Among this era, and prominently so, was an actor who had done many films, but like Karloff didn’t receive much recognition until he embraced becoming the face of horror cinema – Vincent Price. Headlining such films like “The House On Haunted Hill” and “House Of Usher” he brought back a gothic romance of sorts to horror cinema. He could play the devious eccentric villain, or the everyday man caught up in a tale of horror, but mostly the former. You can also point to such horror stars of the day like Peter Cushing or Christopher Lee, both which reprised and retold bloodier versions of the classic monsters from the golden age. But for me, Price will always be the face of this horror film era. He was almost like the creepy host who took you through a tour of the macabre in each film he was in.
With these films, decapitated heads, blood gushing out, and buxom beauties in revealing clothing were featured. Audiences started to come in for the sex and violence, particularly teenagers coming to get scared while out on dates – a tradition and right of passage that seems to refuse to go away with horror cinema to this day.
But this era too started to run out of steam by the late seventies. Audiences had started to get used to blood, gore, and sex. To scare them you would have to do what the atomic age did, hit them with realistic fears. This time the reality of a new kind of criminal…
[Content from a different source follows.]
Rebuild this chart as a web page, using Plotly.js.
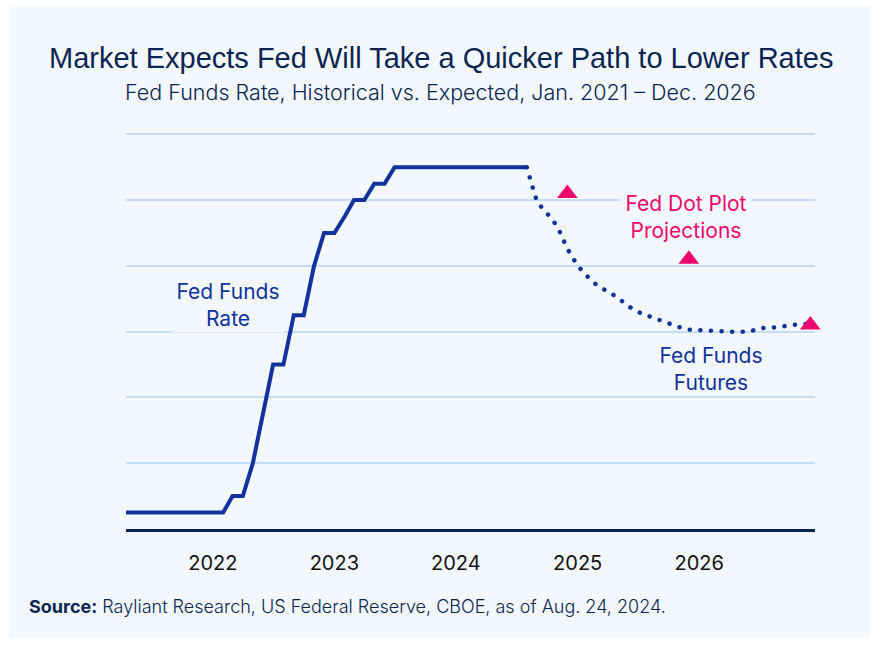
<!DOCTYPE html>
<html>
<head>
<meta charset="utf-8">
<script src="https://cdn.plot.ly/plotly-3.0.1.min.js"></script>
<style>
  html, body { margin: 0; padding: 0; background: #ffffff; }
  #chart { width: 878px; height: 647px; }
</style>
</head>
<body>
<div id="chart"></div>
<script>
// ---- Data ----
// Fed funds target rate (upper bound, %), monthly, Jan 2021 – Aug 2024
const rateDates = [
  '2021-01-01','2021-02-01','2021-03-01','2021-04-01','2021-05-01','2021-06-01',
  '2021-07-01','2021-08-01','2021-09-01','2021-10-01','2021-11-01','2021-12-01',
  '2022-01-01','2022-02-01','2022-03-01','2022-04-01','2022-05-01','2022-06-01',
  '2022-07-01','2022-08-01','2022-09-01','2022-10-01','2022-11-01','2022-12-01',
  '2023-01-01','2023-02-01','2023-03-01','2023-04-01','2023-05-01','2023-06-01',
  '2023-07-01','2023-08-01','2023-09-01','2023-10-01','2023-11-01','2023-12-01',
  '2024-01-01','2024-02-01','2024-03-01','2024-04-01','2024-05-01','2024-06-01',
  '2024-07-01','2024-08-01'
];
const rateValues = [
  0.25,0.25,0.25,0.25,0.25,0.25,0.25,0.25,0.25,0.25,0.25,0.25,
  0.25,0.25,0.50,0.50,1.00,1.75,2.50,2.50,3.25,3.25,4.00,4.50,
  4.50,4.75,5.00,5.00,5.25,5.25,5.50,5.50,5.50,5.50,5.50,5.50,
  5.50,5.50,5.50,5.50,5.50,5.50,5.50,5.50
];

// Fed funds futures implied path (%), Aug 2024 – Dec 2026
const futuresDates = [
  '2024-08-01','2024-09-01','2024-10-01','2024-11-01','2024-12-01',
  '2025-01-01','2025-02-01','2025-03-01','2025-04-01','2025-05-01','2025-06-01',
  '2025-07-01','2025-08-01','2025-09-01','2025-10-01','2025-11-01','2025-12-01',
  '2026-01-01','2026-02-01','2026-03-01','2026-04-01','2026-05-01','2026-06-01',
  '2026-07-01','2026-08-01','2026-09-01','2026-10-01','2026-11-01','2026-12-01'
];
const futuresValues = [
  5.50,4.97,4.80,4.60,4.26,
  4.00,3.83,3.70,3.61,3.52,3.39,
  3.30,3.24,3.18,3.13,3.07,3.03,
  3.02,3.01,3.00,3.00,3.00,3.00,
  3.05,3.06,3.07,3.10,3.11,3.12
];

// Fed dot plot median projections (%), year-end
const dotDates = ['2024-12-01','2025-12-01','2026-12-01'];
const dotValues = [5.1, 4.1, 3.1];

// Axis tick labels
const tickDates = ['2022-01-01','2023-01-01','2024-01-01','2025-01-01','2026-01-01'];
const tickLabels = ['2022','2023','2024','2025','2026'];

// ---- Styles ----
const NAVY = '#0b2552';
const BLUE = '#12329e';
const PINK = '#f0066e';
const PANEL = '#f3f8ff';
const GRID = '#c5dcf7';

// plot-area pixel geometry helpers (for paper-referenced text placement)
const PL = 126, PR = 815, PT = 131, PB = 529;
const px = x => (x - PL) / (PR - PL);
const py = y => (PB - y) / (PB - PT);

const traces = [
  {
    x: rateDates, y: rateValues, type: 'scatter', mode: 'lines',
    line: { color: BLUE, width: 4 }, hoverinfo: 'skip', cliponaxis: true
  },
  {
    x: futuresDates, y: futuresValues, type: 'scatter', mode: 'lines',
    line: { color: BLUE, width: 4.5, dash: '0.1px,10.5px' }, hoverinfo: 'skip',
    cliponaxis: false
  },
  {
    x: dotDates, y: dotValues, type: 'scatter', mode: 'markers',
    marker: { symbol: 'triangle-up', size: 18, color: PINK }, hoverinfo: 'skip',
    cliponaxis: false
  }
];

const annFont = { family: 'Inter, "Open Sans", sans-serif', size: 21 };

const layout = {
  width: 878, height: 647,
  margin: { l: PL, r: 878 - PR, t: PT, b: 647 - PB, pad: 0 },
  paper_bgcolor: '#ffffff',
  plot_bgcolor: 'rgba(0,0,0,0)',
  showlegend: false,
  xaxis: {
    type: 'date',
    range: ['2021-04-15', '2026-12-15'],
    tickmode: 'array', tickvals: tickDates, ticktext: tickLabels,
    ticks: '', showgrid: false, zeroline: false,
    showline: true, linecolor: NAVY, linewidth: 2.5,
    tickfont: { family: 'Inter, sans-serif', size: 20, color: '#111111' },
    ticklabelstandoff: 14
  },
  yaxis: {
    range: [0, 6.05], tick0: 0, dtick: 1,
    showticklabels: false, ticks: '',
    showgrid: true, gridcolor: GRID, gridwidth: 2,
    zeroline: false, showline: false
  },
  shapes: [
    { type: 'rect', xref: 'paper', yref: 'paper', layer: 'below',
      x0: px(9), x1: px(869), y0: py(638), y1: py(6),
      fillcolor: PANEL, line: { width: 0 } }
  ],
  annotations: [
    { xref: 'paper', yref: 'paper', x: px(441), y: py(58), xanchor: 'center', yanchor: 'middle',
      text: 'Market Expects Fed Will Take a Quicker Path to Lower Rates', showarrow: false,
      font: { family: '"Liberation Sans", Arial, sans-serif', size: 29, color: NAVY } },
    { xref: 'paper', yref: 'paper', x: px(440), y: py(92), xanchor: 'center', yanchor: 'middle',
      text: 'Fed Funds Rate, Historical vs. Expected, Jan. 2021 – Dec. 2026', showarrow: false,
      font: { family: 'Inter, sans-serif', size: 21.5, color: NAVY, weight: 300 } },
    { xref: 'paper', yref: 'paper', x: px(27), y: py(606), xanchor: 'left', yanchor: 'middle',
      text: '<b>Source:</b> Rayliant Research, US Federal Reserve, CBOE, as of Aug. 24, 2024.', showarrow: false,
      font: { family: 'Inter, sans-serif', size: 18, color: NAVY, weight: 300 } },
    { xref: 'paper', yref: 'paper', x: px(228), y: py(305), xanchor: 'center', yanchor: 'middle',
      text: 'Fed Funds<br>Rate', showarrow: false, width: 110, height: 52,
      bgcolor: PANEL, font: Object.assign({ color: BLUE }, annFont) },
    { xref: 'paper', yref: 'paper', x: px(686), y: py(217), xanchor: 'center', yanchor: 'middle',
      text: 'Fed Dot Plot<br>Projections', showarrow: false, width: 128, height: 56,
      bgcolor: PANEL, font: Object.assign({ color: PINK }, annFont) },
    { xref: 'paper', yref: 'paper', x: px(711), y: py(369), xanchor: 'center', yanchor: 'middle',
      text: 'Fed Funds<br>Futures', showarrow: false, width: 110, height: 50,
      bgcolor: PANEL, font: Object.assign({ color: BLUE }, annFont) }
  ]
};

Plotly.newPlot('chart', traces, layout, { staticPlot: true, displayModeBar: false }).then(gd => {
  // round the dash caps so the projected path renders as dots
  const paths = gd.querySelectorAll('.scatterlayer .trace path.js-line');
  if (paths[1]) paths[1].style.strokeLinecap = 'round';
});
</script>
</body>
</html>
– The Slashers Era Of Horror Cinema: Serial Killers Come To Hollywood
By the 1980s, the very real fear of serial killers had started to become known to the public. Horror cinema turned to used this in its favor. In 1978, “Halloween” a film in which a serial killing lunatic dons a mask and starts killing high school kids was a box office hit. Soon, the rest of Hollywood took a note and slasher films became all the rage. Even supernatural beings such as Jason from the Friday The 13th series or Freddy Kruger from the Nightmare On Elm Street series had serial killer type of attributes.
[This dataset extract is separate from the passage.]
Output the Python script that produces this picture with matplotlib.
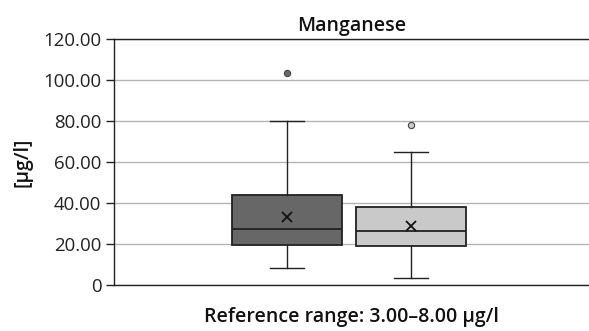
import matplotlib
matplotlib.use('Agg')
import matplotlib.pyplot as plt

plt.rcParams['font.family'] = ['Open Sans', 'DejaVu Sans']

# 箱线图数据
groups = ['A', 'B']
q1 = [19.5, 19.2]
med = [27.3, 26.5]
q3 = [44.0, 37.9]
whislo = [8.3, 3.4]
whishi = [80.0, 64.7]
means = [33.2, 28.8]
fliers = [[103.6], [78.0]]
box_colors = ['#676767', '#c9c9c9']
yticks = [0, 20, 40, 60, 80, 100, 120]
ytick_labels = ['0', '20.00', '40.00', '60.00', '80.00', '100.00', '120.00']

stats = []
for i in range(len(groups)):
    stats.append(dict(label=groups[i], q1=q1[i], med=med[i], q3=q3[i],
                      whislo=whislo[i], whishi=whishi[i], mean=means[i],
                      fliers=fliers[i]))

fig = plt.figure(figsize=(5.89, 3.31), dpi=100)
ax = fig.add_axes([0.1935, 0.139, 0.806, 0.743])

bp = ax.bxp(stats, positions=[1, 2], widths=0.887, patch_artist=True,
            showmeans=True, meanline=False, showfliers=True,
            boxprops=dict(edgecolor='#222222', linewidth=1.3),
            medianprops=dict(color='#222222', linewidth=1.3),
            whiskerprops=dict(color='#222222', linewidth=1.0),
            capprops=dict(color='#222222', linewidth=1.0),
            meanprops=dict(marker='x', markeredgecolor='#111111', markersize=7,
                           markeredgewidth=1.3),
            flierprops=dict(marker='o', markersize=4.5, markeredgecolor='#444444',
                            markeredgewidth=0.8))
for patch, c in zip(bp['boxes'], box_colors):
    patch.set_facecolor(c)
for fl, c in zip(bp['fliers'], box_colors):
    fl.set_markerfacecolor(c)
for cap in bp['caps']:
    x = cap.get_xdata()
    mid = (x[0] + x[1]) / 2
    cap.set_xdata([mid - 0.135, mid + 0.135])

ax.set_xlim(-0.395, 3.435)
ax.set_ylim(0, 120)
ax.set_yticks(yticks)
ax.set_yticklabels(ytick_labels, fontsize=13.4, color='#222222')
ax.set_xticks([])
ax.yaxis.grid(True, color='#b4b4b4', linewidth=1.0)
ax.set_axisbelow(True)
ax.tick_params(axis='y', direction='out', length=6, width=1.0, color='#222222', pad=3)

for s in ['right']:
    ax.spines[s].set_visible(False)
for s in ['left', 'bottom', 'top']:
    ax.spines[s].set_color('#222222')
    ax.spines[s].set_linewidth(1.0)

ax.set_title('Manganese', fontsize=14, fontweight='semibold', pad=6, color='#111111')
ax.set_ylabel('[µg/l]', fontsize=14, fontweight='semibold', color='#111111', labelpad=8)
ax.set_xlabel('Reference range: 3.00–8.00 µg/l', fontsize=14, fontweight='semibold',
              color='#111111', labelpad=16)

fig.savefig('out.png', dpi=100)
These films would feature new horror tropes such as having younger, more impressionable protagonists, sex among the characters, and inexplicably the lone survivor at the end almost always was a naïve innocent virgin girl. Furthermore, the body counts went up higher and film after film seemed to try to give you enough to hate about all the characters that the murderous villains themselves began to win over fanbases.
This time actual Hollywood actors weren’t the face of horror like Cheney in the silent era, Karloff in the golden age, or Price in the sixties and seventies. This time, like the giant monsters of the atomic age of horror cinema, the actual villainous fiends on screen would be the stars. And sequels came like crazy, each year a new film was added to a franchise as Hollywood refused to let their new boogeymen die and large body counts began to be a feature in the films, each film trying to outdo the other in that regard.
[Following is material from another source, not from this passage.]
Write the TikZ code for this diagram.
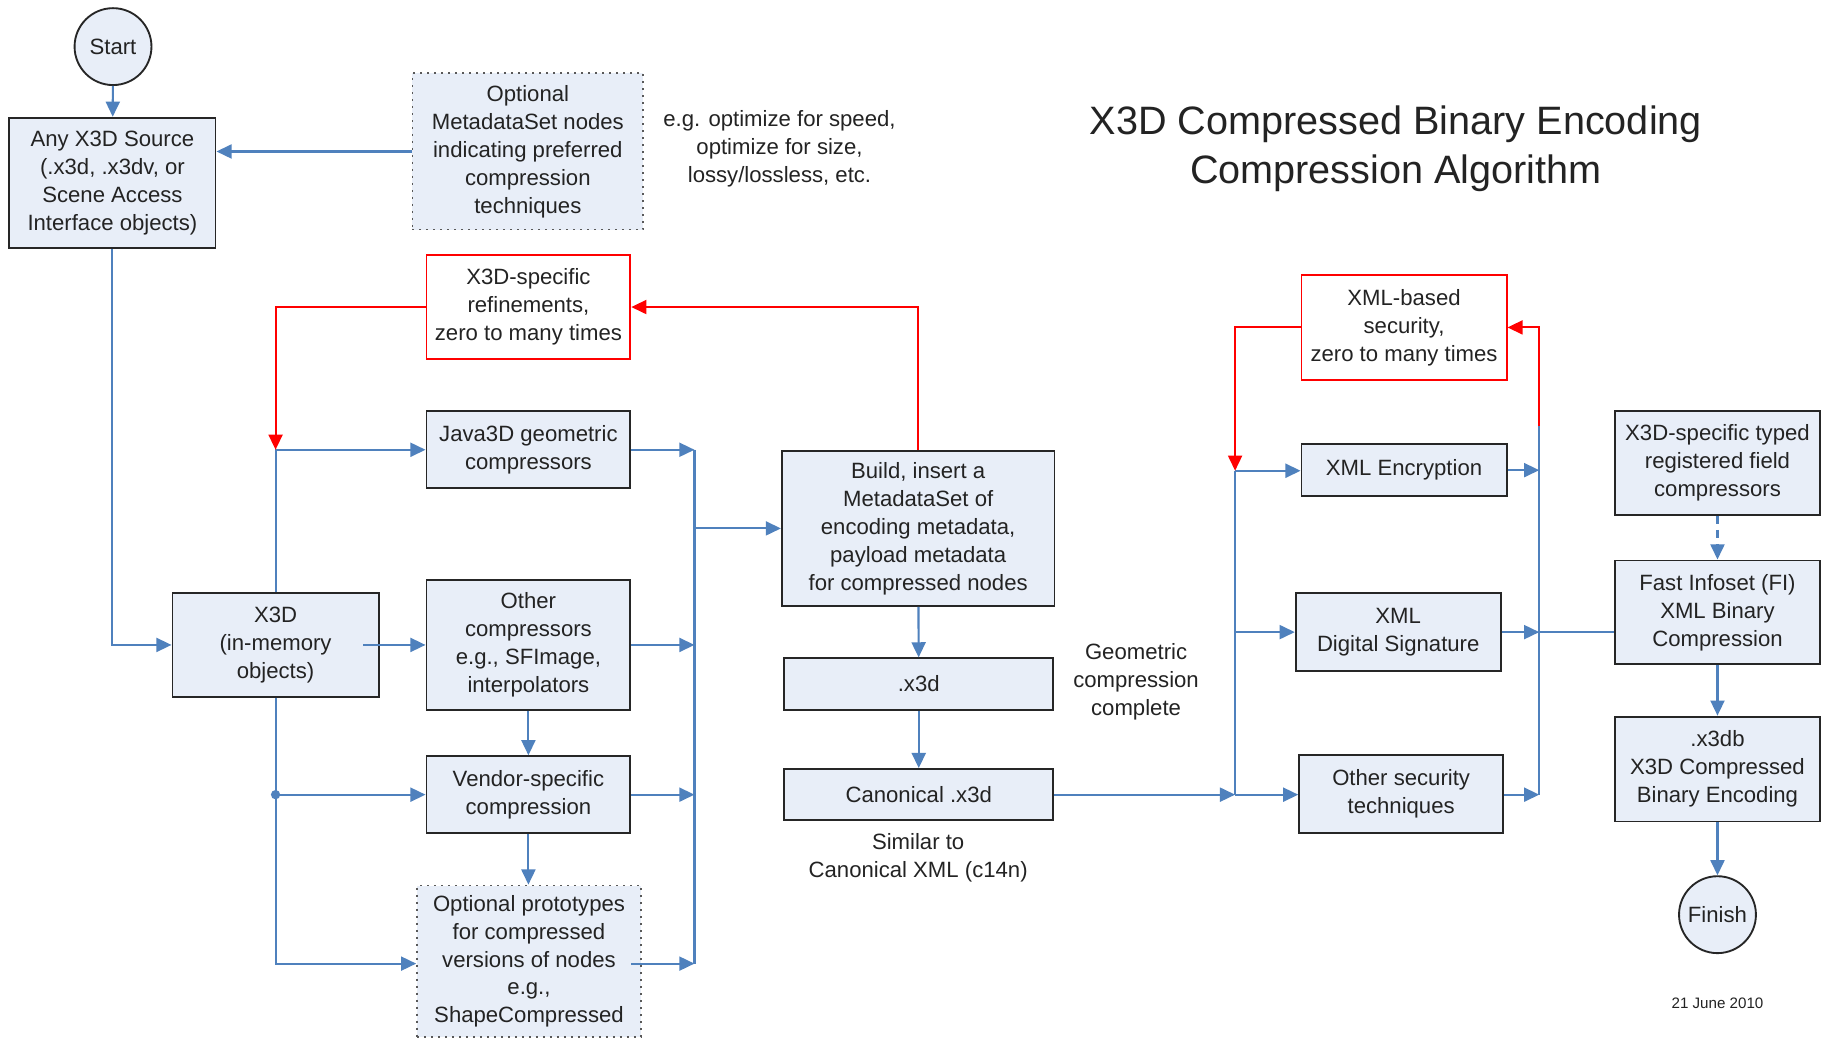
\documentclass[tikz,border=0pt]{standalone}
\usepackage{fontspec}
\setmainfont{Liberation Sans}
\usetikzlibrary{arrows.meta,calc}
\definecolor{bfill}{RGB}{232,238,248}
\definecolor{bline}{RGB}{79,129,189}
\definecolor{rline}{RGB}{255,0,0}
\definecolor{txt}{RGB}{35,35,35}
\begin{document}
\begin{tikzpicture}[x=1pt,y=-1pt,
 box/.style={draw=black!85,fill=bfill,line width=1.6pt,align=center,inner sep=0pt,font=\fontsize{19}{24}\selectfont,text=txt},
 dbox/.style={box,draw=black!65,dash pattern=on 1.6pt off 4.4pt},
 rbox/.style={box,fill=white,draw=rline},
 circ/.style={box,circle,minimum size=66pt},
 lbl/.style={align=center,font=\fontsize{19}{24}\selectfont,text=txt},
 arr/.style={draw=bline,line width=1.8pt,-{Triangle[length=13pt,width=12pt]}},
 ln/.style={draw=bline,line width=1.8pt},
 rarr/.style={draw=rline,line width=1.8pt,-{Triangle[length=13pt,width=12pt]}},
]
\useasboundingbox (0,0) rectangle (1568,892);
\fill[white] (0,0) rectangle (1568,892);

% nodes
\node[circ] (start) at (97,40) {Start};
\node[box,minimum width=177pt,minimum height=112pt] (src) at (96.5,157) {Any X3D Source\\(.x3d, .x3dv, or\\Scene Access\\Interface objects)};
\node[dbox,minimum width=198pt,minimum height=134pt] (optmeta) at (453,130) {Optional\\MetadataSet nodes\\indicating preferred\\compression\\techniques};
\node[lbl] (eg) at (669,128) {e.g. optimize for speed,\\optimize for size,\\lossy/lossless, etc.};
\node[lbl,font=\fontsize{34}{42}\selectfont] (title) at (1198,128) {X3D Compressed Binary Encoding\\Compression Algorithm};

\node[rbox,minimum width=175pt,minimum height=89pt] (refine) at (453.5,263.5) {X3D-specific\\refinements,\\zero to many times};
\node[box,minimum width=177pt,minimum height=89pt] (x3d) at (236.5,553.5) {X3D\\(in-memory\\objects)};
\node[box,minimum width=175pt,minimum height=66pt] (java) at (453.5,386) {Java3D geometric\\compressors};
\node[box,minimum width=175pt,minimum height=111pt] (other) at (453.5,553.5) {Other\\compressors\\e.g., SFImage,\\interpolators};
\node[box,minimum width=175pt,minimum height=66pt] (vendor) at (453.5,682) {Vendor-specific\\compression};
\node[dbox,minimum width=192pt,minimum height=130pt] (optproto) at (454,825) {Optional prototypes\\for compressed\\versions of nodes\\e.g.,\\ShapeCompressed};

\node[box,minimum width=234pt,minimum height=133pt] (build) at (788,453.5) {Build, insert a\\MetadataSet of\\encoding metadata,\\payload metadata\\for compressed nodes};
\node[box,minimum width=231pt,minimum height=44pt] (x3dfile) at (788.5,587) {.x3d};
\node[box,minimum width=231pt,minimum height=44pt] (canon) at (788.5,682) {Canonical .x3d};
\node[lbl] (similar) at (788,736) {Similar to\\Canonical XML (c14n)};
\node[lbl] (geom) at (975,585) {Geometric\\compression\\complete};

\node[rbox,minimum width=176pt,minimum height=90pt] (xmlsec) at (1205,281) {XML-based\\security,\\zero to many times};
\node[box,minimum width=176pt,minimum height=45pt] (enc) at (1205,403.5) {XML Encryption};
\node[box,minimum width=176pt,minimum height=67pt] (sig) at (1200,542.5) {XML\\Digital Signature};
\node[box,minimum width=175pt,minimum height=67pt] (othsec) at (1202.5,681.5) {Other security\\techniques};

\node[box,minimum width=176pt,minimum height=89pt] (typed) at (1474,397.5) {X3D-specific typed\\registered field\\compressors};
\node[box,minimum width=176pt,minimum height=89pt] (fi) at (1474,525.5) {Fast Infoset (FI)\\XML Binary\\Compression};
\node[box,minimum width=176pt,minimum height=90pt] (x3db) at (1474,660) {.x3db\\X3D Compressed\\Binary Encoding};
\node[circ] (finish) at (1474,785) {Finish};
\node[lbl,font=\fontsize{13}{16}\selectfont] (date) at (1474,861) {21 June 2010};

% coordinates
\coordinate (jx) at (x3d.north |- java.west);
\coordinate (vj) at (x3d.south |- vendor.west);
\coordinate (busTop) at (596,386);
\coordinate (busBot) at (596,827);
\coordinate (busMtop) at (1060,404);
\coordinate (busM) at (1060,682);
\coordinate (busR) at (1321,366);
\coordinate (busRb) at (1321,682);

% connectors left
\draw[arr] (start) -- (src);
\draw[arr] (optmeta.west) -- (optmeta.west -| src.east);
\draw[arr] (src.south) |- (x3d.west);
\draw[arr] (x3d.north) |- (java.west);
\draw[arr] ([xshift=-14pt]x3d.east) -- (other.west);
\draw[arr] (x3d.south) |- (optproto.west |- busBot);
\fill[bline] (vj) circle (4pt);
\draw[arr] (vj) -- (vendor.west);
\draw[arr] (other) -- (vendor);
\draw[arr] (vendor.south) -- (vendor.south |- optproto.north);
\draw[rarr] (refine.west) -| (jx);
\draw[rarr] (build.north) |- (refine.east);

% left bus
\draw[ln] (busTop) -- (busBot);
\draw[arr] (java.east) -- (java.east -| busTop);
\draw[arr] (other.east) -- (other.east -| busTop);
\draw[arr] (vendor.east) -- (vendor.east -| busTop);
\draw[arr] ([xshift=-9pt]optproto.east |- busBot) -- (busBot);
\draw[arr] (busTop |- build.west) -- (build.west);

% middle
\draw[arr] (build) -- (x3dfile);
\draw[arr] (x3dfile) -- (canon);
\draw[arr] (canon.east) -- (busM);
\draw[ln] (busMtop) -- (busM);
\draw[arr] (busMtop) -- (busMtop -| enc.west);
\draw[arr] (busM |- sig.west) -- (sig.west);
\draw[arr] (busM) -- (busM -| othsec.west);
\draw[rarr] (xmlsec.west) -| (busMtop);

% right bus
\draw[ln] (busR) -- (busRb);
\draw[arr] (enc.east) -- (enc.east -| busR);
\draw[arr] (sig.east) -- (sig.east -| busR);
\draw[arr] (othsec.east |- busRb) -- (busRb);
\draw[rarr] (busR) |- (xmlsec.east);
\draw[ln] (busR |- sig.east) -- (fi.west |- sig.east);

% right column
\draw[arr,dash pattern=on 7pt off 5pt] (typed) -- (fi);
\draw[arr] (fi) -- (x3db);
\draw[arr] (x3db) -- (finish);
\end{tikzpicture}
\end{document}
That’s not to say supernaturally based films didn’t have their place, “Hellraiser”, a film based on hell type realms, has gone on to be a classic even though it came out in an age of slasher movies. Similarly, “The Exorcist” released at the dawn of this era, is a wholly supernatural horror film and it became a classic and a historic Oscar contender.
Slasher films didn’t go away after the eighties though, into the nineties they continued and one series, Scream, actually broke the fourth wall at times to wink at the audiences in the middle of all the terror. But as the new century began, horror cinema had to change again. Audiences had noticed the repetition of tropes, they were getting used to the high body counts, and the competition began to not just scare moviegoers but shock them into controversy as well.
– A New Century Of Horror Cinema: Torture, Depravity, Shock, And Awe
I have to be frank and forward with the reader that this is not my favorite era of horror cinema. I actually consider this to be dark age in horror film history. The new century saw horror films look to truly see if audiences had “seen everything”. Kill scenes were now being shown in more graphic details, films about someone just getting tortured for ninety minutes where being produced, one film even explored the idea of forcing humans together as one continuous humanoid centipede, and the sex that was part of horror was starting to push the envelope as well with films that would even portray rape. It’s not that this was the first time that horror tried to push the envelope, but I feel like during the 2000s and half-way through the 2010s, every horror franchise or film was attempting to see how far they could take it. At a certain point it could come off like glorified snuff films for some, and frankly it may have arguably gotten in the way of the storytelling.
That’s not to say I don’t find value here either. “The Blair Witch Project” excellently used realistic camera footage to make you buy as if what you were watching was reality. “Saw” was able to put a twist to a slasher by the name of Jigsaw by using puzzles and games to get his victim. And Rob Zombie’s “The Devil’s Rejects” is an unnerving look into true evil.
But horror was about to enter a new era in which storytelling would become a major focus, audiences had seen everything that could shock and disgust them, and now they wanted to something deeper from horror…
– Modern Day Horror Cinema: Arthouse Cinema Comes To Horror Films
With audiences undoubtedly having seen everything now, horror cinema had to start focusing on actual plot and storytelling. “The Cabin In The Woods” merged science fiction with horror and even broke the fourth wall by turning horror tropes into explanations for a cultural ritual. “Get Out” used horror to tell a message about race and culture and it lead to Oscar recognition. The adaptation “IT” told a massive two-film story about kids coming of age even with a trans dimensional killer clown involved. “A Quiet Place” used body language to convey fear. The recent release of “Us” used our fears of who to trust. It seems like horror films are getting more into the arthouse realm and are even enjoying better reception from movie critics who used to look down on the genre.
Its my belief that this modern-day focus on storytelling and plot with messaging has helped horror regain some momentum in quality. Audiences have seen it all by now, and the best way to scare them these days is by not insulting their intelligence but by having them escape in a well told tale.
Horror cinema has come a long way after a century plus. From silent German expressionism, to literary horror adaptations, to atomic age fears, to bloodier and sexier gothic tales, to slashers and serial killers, to shocking acts of depravity captured on film, to today’s focus on story over frights and higher body counts. Our fears and sensibilities will always change, and when they do horror cinema will be there changing with them.
As Doctor Pretorius toasted in the film “Bride Of Frankenstein”, “To a new world of Gods and Monsters.”